South African Truckers Block Roads Over Employment Of Foreign Drivers
South African small truck operators Friday blocked the N3 highway near Van Reenen after the government had failed to provide feedback on November 3 on the fate of foreign drivers.
The protest is said to have followed a memorandum of demands handed to transport and labour ministers Fikile Mbalula and Thulas Nxesi on October 25 during a protest on the N9 and N10 highways in the Eastern Cape.
The ministers accepted the memorandum, calling for intervention into the four-year-long debate about the employment of foreign nationals in the logistics industry and its effect on job opportunities for South Africans.

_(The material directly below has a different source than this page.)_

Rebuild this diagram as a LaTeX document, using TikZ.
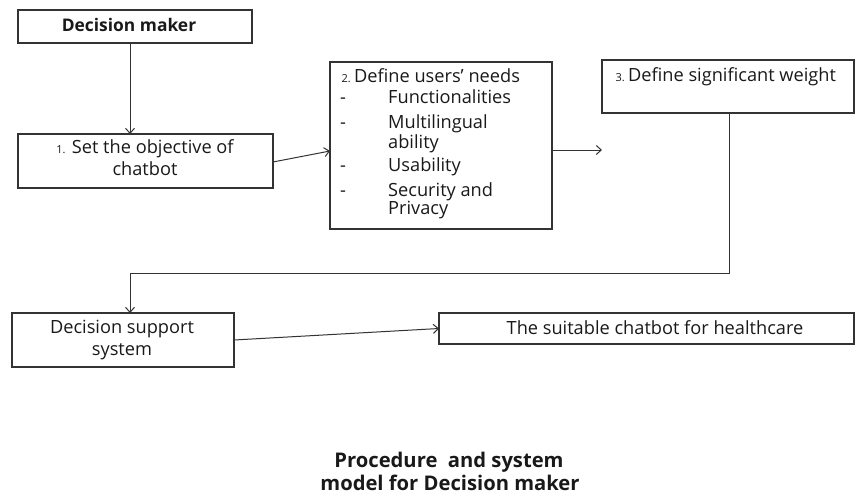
\documentclass[tikz,border=0pt]{standalone}
\usepackage{fontspec}
\setmainfont{Open Sans}
\usetikzlibrary{arrows.meta}
\begin{document}
\begin{tikzpicture}[x=1pt,y=-1pt,
 box/.style={draw=black!80, line width=1.2pt, inner sep=0pt, outer sep=0pt},
 lbl/.style={inner sep=0pt, font=\fontsize{18.2}{22}\selectfont, text=black!90},
 item/.style={lbl, anchor=base west},
 num/.style={inner sep=0pt, anchor=base east, font=\fontsize{11}{12}\selectfont, text=black!90},
 bold/.style={lbl, font=\fontsize{17.4}{22}\selectfont\bfseries},
 capt/.style={lbl, font=\fontsize{20.2}{22}\selectfont\bfseries},
 arr/.style={draw=black!80, line width=1pt, -{Straight Barb[length=5pt,width=9pt]}}]
\useasboundingbox (0,0) rectangle (856,495);
% boxes
\node[box, line width=2.6pt, minimum width=234pt, minimum height=33pt] (dm) at (135,26.5) {};
\node[box, minimum width=255pt, minimum height=54pt] (b1) at (145.5,161) {};
\node[box, minimum width=222pt, minimum height=167pt] (b2) at (441,145.5) {};
\node[box, minimum width=252pt, minimum height=53pt] (b3) at (728,86.5) {};
\node[box, minimum width=222pt, minimum height=54pt] (dss) at (123,340) {};
\node[box, minimum width=415pt, minimum height=31pt] (suit) at (646.5,328.5) {};
% texts
\node[bold] (tdm) at (129,25) {Decision maker};
\node[lbl, align=center] (t1) at (145,158) {{\fontsize{11}{12}\selectfont 1.} Set the objective of\\chatbot};
\node[num] (n2) at (351,82.5) {2.};
\node[item] (t2) at (354,82.5) {Define users’ needs};
\node[item] (d1) at (340,103.5) {-};
\node[item] (i1) at (388,103.5) {Functionalities};
\node[item] (d2) at (340,128.5) {-};
\node[item] (i2) at (388,128.5) {Multilingual};
\node[item] (i2b) at (388,148.5) {ability};
\node[item] (d3) at (340,171.5) {-};
\node[item] (i3) at (388,171.5) {Usability};
\node[item] (d4) at (340,196.5) {-};
\node[item] (i4) at (388,196.5) {Security and};
\node[item] (i4b) at (388,214.5) {Privacy};
\node[num] (n3) at (625,81.5) {3.};
\node[item] (t3) at (628,81.5) {Define significant weight};
\node[lbl, align=center] (tds) at (122,340) {Decision support\\system};
\node[lbl] (ts) at (655,328) {The suitable chatbot for healthcare};
\node[capt] (cap1) at (449,462) {Procedure\ \ and system};
\node[capt] (cap2) at (450,483) {model for Decision maker};
% connectors
\coordinate (a3) at (602,150);
\draw[arr] ([xshift=-5pt]dm.south) -- ([xshift=-15.5pt]b1.north);
\draw[arr] ([yshift=-1pt]b1.east) -- ([yshift=-5.5pt]b2.west);
\draw[arr] ([yshift=-4.5pt]b2.east) -- (a3);
\draw[arr] ([xshift=1pt]b3.south) -- ++(0,160) -| ([xshift=7pt]dss.north);
\draw[arr] (dss.east) -- (suit.west);
\end{tikzpicture}
\end{document}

The government promised that a technical team would report back to the drivers and small truck operators, which sources claimed did not happen.
National Truck Drivers Association secretary-general Siphosihle Muthwa alleged the government had failed to respond to the drivers within seven days, as initially agreed upon. Muthwa said:
Government promised the drivers that within seven days they would provide them with feedback into the process of addressing concerns around the employment of foreign nationals, among other issues. Government never came back to them. That is why we are seeing what is happening on the N3.
Muthwa said one of the demands in the memorandum was for the government to remove the operating licences of employers hiring foreign nationals. He added:
That will stop all the things that are happening, but government do not want to give the memorandum to employers. That is why drivers are angry.
At 9 am, the N3 Toll Concession said all lanes remained closed at Van Reenen, resulting in a standstill northbound from Tugela toll plaza and southbound from Van Reenen.
Police spokesperson Brig Jay Naicker said it was alleged truck drivers parked their vehicles on the N3 and removed the keys.
He said the police were at the scene and attempts were underway to have the trucks removed.
All Truck Drivers Forum and Allied SA (ATDFASA) secretary-general Sifiso Nyathi disputed their involvement in the protests.